New Jersey’s S4204, for instance, says I have to do all my work “outside all of the places of business of the employer.” That means I can’t spend even one or two days of an 18-month, front-page project outside my home office, having meetings with my editors in a place like The Washington Post’s newsroom. How is any freelancer, no matter whether she is a journalist or a graphic artist or a public-relations specialist, supposed to run her business if she never takes meetings on any client’s premises? The upshot of clauses like that one in S4204 could be crippling fines for employers. And because of that threat, according to testimony given during a standing-room-only hearing in New Jersey’s capitol last week, editors and publishers in New Jersey are already saying the same thing the ones in California are starting to say to freelancers there: Thanks, you’re great, but we’ll find our writers and proofreaders elsewhere.

These states, in writing such overly broad legislation, are hanging a giant, toxic, neon sign around the necks of the middle class…

…everyone from truck drivers to caterers to yoga instructors has their livelihood in the crosshairs. The people testifying in New Jersey that their careers would be hit have ranged from lawyers to wedding photographers to bakers. Newspaper representatives tried to explain that people who deliver those papers are independent contractors, and if this legislation becomes law, citizens will no longer get their local news delivered to their homes. The lawmakers seemed genuinely stunned about how many jobs operate under the independent contractor model in modern-day America. They really seemed to have no clue.

… The lawmakers writing this legislation have no idea who the millions of us choosing to be independent contractors are, or how our industries operate, or why we want to remain our own bosses. Here in New Jersey, the power behind this legislation is state Senate President Steve Sweeney, a 60-year-old high school graduate with no higher education on his résumé, and whose day job is serving as vice president of the International Association of Bridge, Structural, Ornamental and Reinforcing Iron Workers. His worldview matches that of the senators we came up against in the hearing room; they seem to truly believe we’re all just confused about our ability to protect our own best interests.

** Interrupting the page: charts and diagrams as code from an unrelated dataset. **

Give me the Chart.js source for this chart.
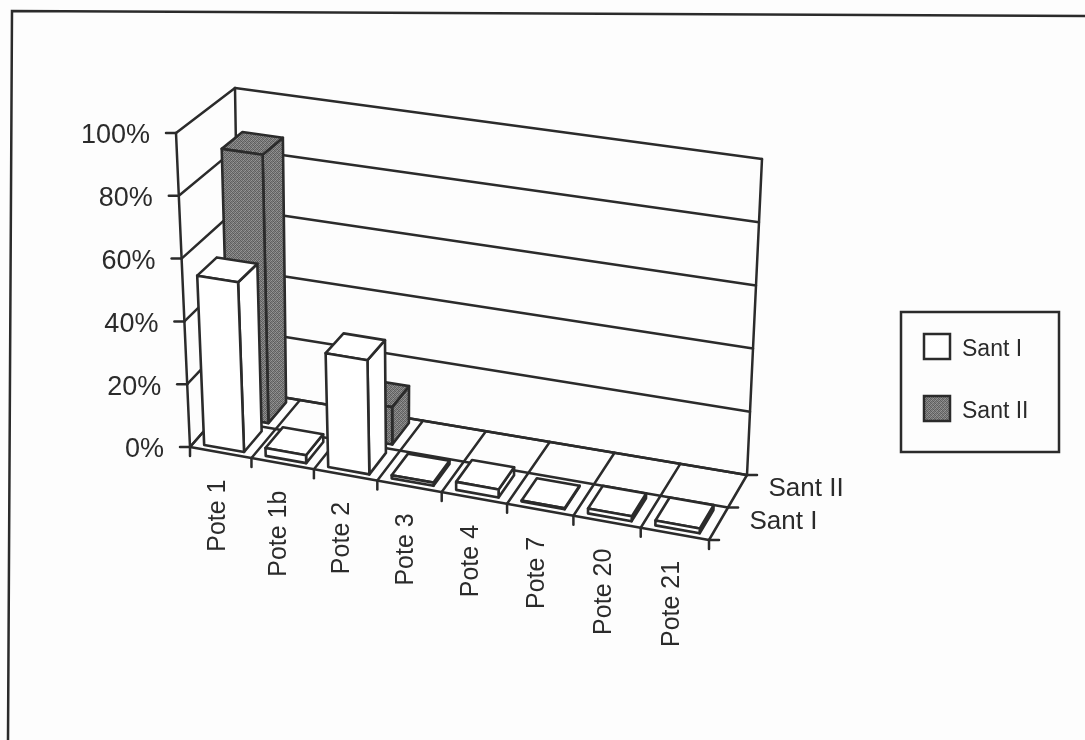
<!DOCTYPE html>
<html>
<head>
<meta charset="utf-8">
<title>Pote</title>
<style>
  html, body { margin: 0; padding: 0; background: #fdfdfd; }
  #wrap { width: 1085px; height: 740px; }
</style>
<script src="https://cdn.jsdelivr.net/npm/chart.js@4/dist/chart.umd.min.js"></script>
</head>
<body>
<div id="wrap"><canvas id="grafico" width="1085" height="740"></canvas></div>
<script>
const categorie = ["Pote 1", "Pote 1b", "Pote 2", "Pote 3", "Pote 4", "Pote 7", "Pote 20", "Pote 21"];
const serie = ["Sant I", "Sant II"];
const santI = [54, 2.5, 36, 1, 2.5, 0.3, 1.5, 1.5];
const santII = [87, null, 12, null, null, null, null, null];
const tickY = [0, 20, 40, 60, 80, 100];

const INK = "#2b2b2b";
const FONT = '"Liberation Sans", Arial, sans-serif';

// Corners of the 3D box: front/back, left/right, floor(0)/ceiling(1)
const box = {
    fl0: [190, 447], fl1: [176, 133],
    fr0: [709, 540], fr1: [719, 214],
    bl0: [240, 390], bl1: [235, 88],
    br0: [747, 475], br1: [762, 159]
};

const mix = (a, b, t) => [a[0] + (b[0] - a[0]) * t, a[1] + (b[1] - a[1]) * t];

// u along categories, v along values, w along series (all 0..1)
function proietta(u, v, w) {
    const uu = u - 0.06 * u * (1 - u); // foreshortening towards the left
    const front = mix(mix(box.fl0, box.fr0, uu), mix(box.fl1, box.fr1, uu), v);
    const back = mix(mix(box.bl0, box.br0, uu), mix(box.bl1, box.br1, uu), v);
    return mix(front, back, w);
}

function poligono(ctx, punti, fill) {
    ctx.beginPath();
    punti.forEach((p, i) => i ? ctx.lineTo(p[0], p[1]) : ctx.moveTo(p[0], p[1]));
    ctx.closePath();
    if (fill) {
        ctx.fillStyle = fill;
        ctx.fill();
    }
    ctx.stroke();
}

function linea(ctx, a, b) {
    ctx.beginPath();
    ctx.moveTo(a[0], a[1]);
    ctx.lineTo(b[0], b[1]);
    ctx.stroke();
}

// Speckled dark grey used for the second series
function creaRetino() {
    const toni = [96, 138, 104, 150, 128, 88, 142, 100, 110, 152, 92, 132, 146, 102, 126, 94];
    const tile = document.createElement("canvas");
    tile.width = tile.height = 4;
    const c = tile.getContext("2d");
    toni.forEach((t, i) => {
        c.fillStyle = `rgb(${t},${t},${t})`;
        c.fillRect(i % 4, Math.floor(i / 4), 1, 1);
    });
    return c.createPattern(tile, "repeat");
}

// Bar element that draws itself as a cuboid inside the box
class Barra3D extends Chart.BarElement {
    draw(ctx) {
        const { x, y, base, width } = this.getProps(["x", "y", "base", "width"], false);
        if (isNaN(y) || isNaN(x)) return;
        const chart = this.$chart;
        const sx = chart.scales.x, sy = chart.scales.y, sz = chart.scales.z;
        const u0 = (x - width / 2 - sx.left) / sx.width;
        const u1 = (x + width / 2 - sx.left) / sx.width;
        const v0 = (sy.bottom - base) / sy.height;
        const v1 = (sy.bottom - y) / sy.height;
        const wc = (sz.getPixelForValue(this.$serie) - sz.left) / sz.width;
        const w0 = wc - 0.18, w1 = wc + 0.18;

        ctx.save();
        ctx.strokeStyle = INK;
        ctx.lineWidth = 2.6;
        ctx.lineJoin = "round";
        const fill = this.options.backgroundColor;
        // right side, top, front
        poligono(ctx, [proietta(u1, v0, w0), proietta(u1, v0, w1), proietta(u1, v1, w1), proietta(u1, v1, w0)], fill);
        poligono(ctx, [proietta(u0, v1, w0), proietta(u1, v1, w0), proietta(u1, v1, w1), proietta(u0, v1, w1)], fill);
        poligono(ctx, [proietta(u0, v0, w0), proietta(u1, v0, w0), proietta(u1, v1, w0), proietta(u0, v1, w0)], fill);
        ctx.restore();
    }
}
Barra3D.id = "barra3d";
Barra3D.defaults = Chart.BarElement.defaults;
Barra3D.defaultRoutes = Chart.BarElement.defaultRoutes;

class Barre3DController extends Chart.BarController {
    updateElements(rects, start, count, mode) {
        super.updateElements(rects, start, count, mode);
        // each element needs the chart and its series to find its depth
        rects.forEach(r => {
            r.$chart = this.chart;
            r.$serie = this.getDataset().label;
        });
    }
}
Barre3DController.id = "barre3d";
Barre3DController.defaults = Object.assign({}, Chart.BarController.defaults, { dataElementType: "barra3d" });
Barre3DController.overrides = Chart.BarController.overrides;

Chart.register(Barra3D, Barre3DController);

const retino = creaRetino();

// Frame, walls, floor and axes of the box
const pluginScatola = {
    id: "scatola",
    beforeDatasetsDraw(chart) {
        const ctx = chart.ctx;
        const sx = chart.scales.x, sy = chart.scales.y, sz = chart.scales.z;
        ctx.save();
        ctx.strokeStyle = INK;
        ctx.lineWidth = 2.5;
        ctx.lineCap = "round";

        // sheet border
        ctx.beginPath();
        ctx.moveTo(8, 740);
        ctx.lineTo(12, 11);
        ctx.lineTo(1085, 16);
        ctx.stroke();

        // value gridlines on left and back wall
        tickY.forEach(val => {
            const v = (sy.bottom - sy.getPixelForValue(val)) / sy.height;
            const a = proietta(0, v, 0), b = proietta(0, v, 1), c = proietta(1, v, 1);
            linea(ctx, a, b);
            linea(ctx, b, c);
            linea(ctx, [a[0] - 10, a[1]], a);
        });
        linea(ctx, proietta(0, 0, 0), proietta(0, 1, 0));
        linea(ctx, proietta(0, 0, 1), proietta(0, 1, 1));
        linea(ctx, proietta(1, 0, 1), proietta(1, 1, 1));

        // floor: category separators with their ticks
        for (let i = 0; i <= categorie.length; i++) {
            const u = (sx.getPixelForValue(i - 0.5) - sx.left) / sx.width;
            const a = proietta(u, 0, 0);
            linea(ctx, a, proietta(u, 0, 1));
            linea(ctx, a, [a[0], a[1] + 9]);
        }
        // floor: series separators with their ticks
        for (let i = 0; i <= serie.length; i++) {
            const w = (sz.getPixelForValue(i - 0.5) - sz.left) / sz.width;
            const a = proietta(0, 0, w), b = proietta(1, 0, w);
            linea(ctx, a, b);
            linea(ctx, b, [b[0] + 10, b[1]]);
        }
        ctx.restore();
    },
    afterDatasetsDraw(chart) {
        const ctx = chart.ctx;
        const sx = chart.scales.x, sy = chart.scales.y, sz = chart.scales.z;
        ctx.save();
        ctx.fillStyle = INK;

        // value labels
        ctx.font = "27px " + FONT;
        ctx.textAlign = "right";
        ctx.textBaseline = "middle";
        sy.ticks.forEach(t => {
            const v = (sy.bottom - sy.getPixelForValue(t.value)) / sy.height;
            const p = proietta(0, v, 0);
            ctx.fillText(t.label, p[0] - 26, p[1] + 3);
        });

        // category labels, rotated
        ctx.font = "25px " + FONT;
        sx.ticks.forEach(t => {
            const u = (sx.getPixelForValue(t.value) - sx.left) / sx.width;
            const p = proietta(u, 0, 0);
            ctx.save();
            ctx.translate(p[0] - 3, p[1] + 27);
            ctx.rotate(-Math.PI / 2);
            ctx.fillText(t.label, 0, 0);
            ctx.restore();
        });

        // series labels on the depth axis
        ctx.font = "26px " + FONT;
        ctx.textAlign = "left";
        sz.ticks.forEach(t => {
            const w = (sz.getPixelForValue(t.value) - sz.left) / sz.width;
            const p = proietta(1, 0, w);
            ctx.fillText(t.label, p[0] + 31, p[1] - 2);
        });

        // legend box
        ctx.strokeStyle = INK;
        ctx.lineWidth = 2.5;
        ctx.strokeRect(901, 312, 158, 140);
        ctx.font = "23px " + FONT;
        chart.data.datasets.forEach((ds, i) => {
            const top = 334 + i * 62;
            ctx.fillStyle = ds.backgroundColor;
            ctx.fillRect(924, top, 26, 25);
            ctx.strokeRect(924, top, 26, 25);
            ctx.fillStyle = INK;
            ctx.fillText(ds.label, 962, top + 16);
        });
        ctx.restore();
    }
};

new Chart(document.getElementById("grafico"), {
    type: "barre3d",
    data: {
        labels: categorie,
        datasets: [
            { label: serie[0], data: santI, backgroundColor: "#ffffff", grouped: false, barPercentage: 0.65, categoryPercentage: 1 },
            { label: serie[1], data: santII, backgroundColor: retino, grouped: false, barPercentage: 0.65, categoryPercentage: 1 }
        ]
    },
    options: {
        responsive: false,
        animation: false,
        layout: { padding: 0 },
        plugins: { legend: { display: false }, tooltip: { enabled: false } },
        scales: {
            x: { type: "category", offset: true, display: false, ticks: { autoSkip: false } },
            y: {
                min: 0, max: 100, display: false,
                ticks: { stepSize: 20, callback: v => v + "%" }
            },
            z: { axis: "x", type: "category", labels: serie, offset: true, display: false, ticks: { autoSkip: false } }
        }
    },
    plugins: [pluginScatola]
});
</script>
</body>
</html>
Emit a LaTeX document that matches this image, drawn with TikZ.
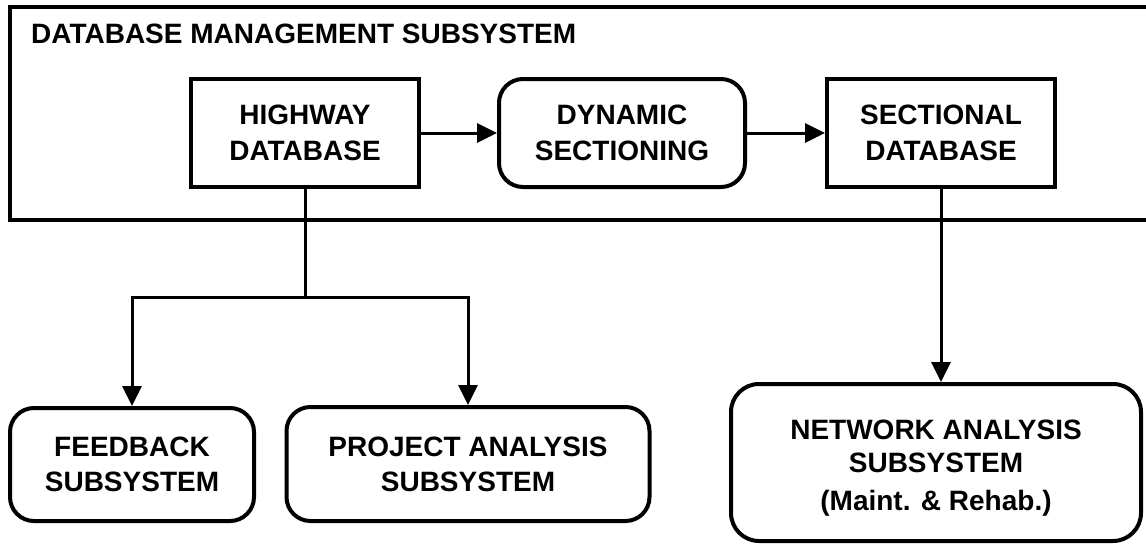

A bunch of clueless, stupid good-old-boy politicians vs. a lot of very smart women. You knuckleheads sure picked yourselves a good fight. Good luck with that boys.

Imagine what would happen to Sweeney’s caucus if these women split into groups and decided to assign three or four or more to each incumbent Sweeneyite. Imagine boys… each of you with your own investigative reporter – or maybe two or three of them – ripping through your stuff and writing about it… endlessly. Heck, maybe the GOP might even take the notion to help them disseminate it… or maybe Sue Altman and Jay Lassiter will.

Politically, most of these women are what you would call attitudinal liberals. Few are Trump supporters. But they could become Jersey Republicans for the simple reason that Jersey Democrats – led by Senate President Sweeney – have pronounced a death sentence on their livelihoods and are preparing to pull the trigger. Nothing so concentrates the mind as having your life destroyed. It becomes crystal clear who your enemies are… and your friends become whoever hates your enemies.

Looks like Sweeney came to a spelling bee armed with a truncheon. No, threats and intimidation aren’t going to work this time. You can’t do a “Sue Altman” on these gals and expect to win.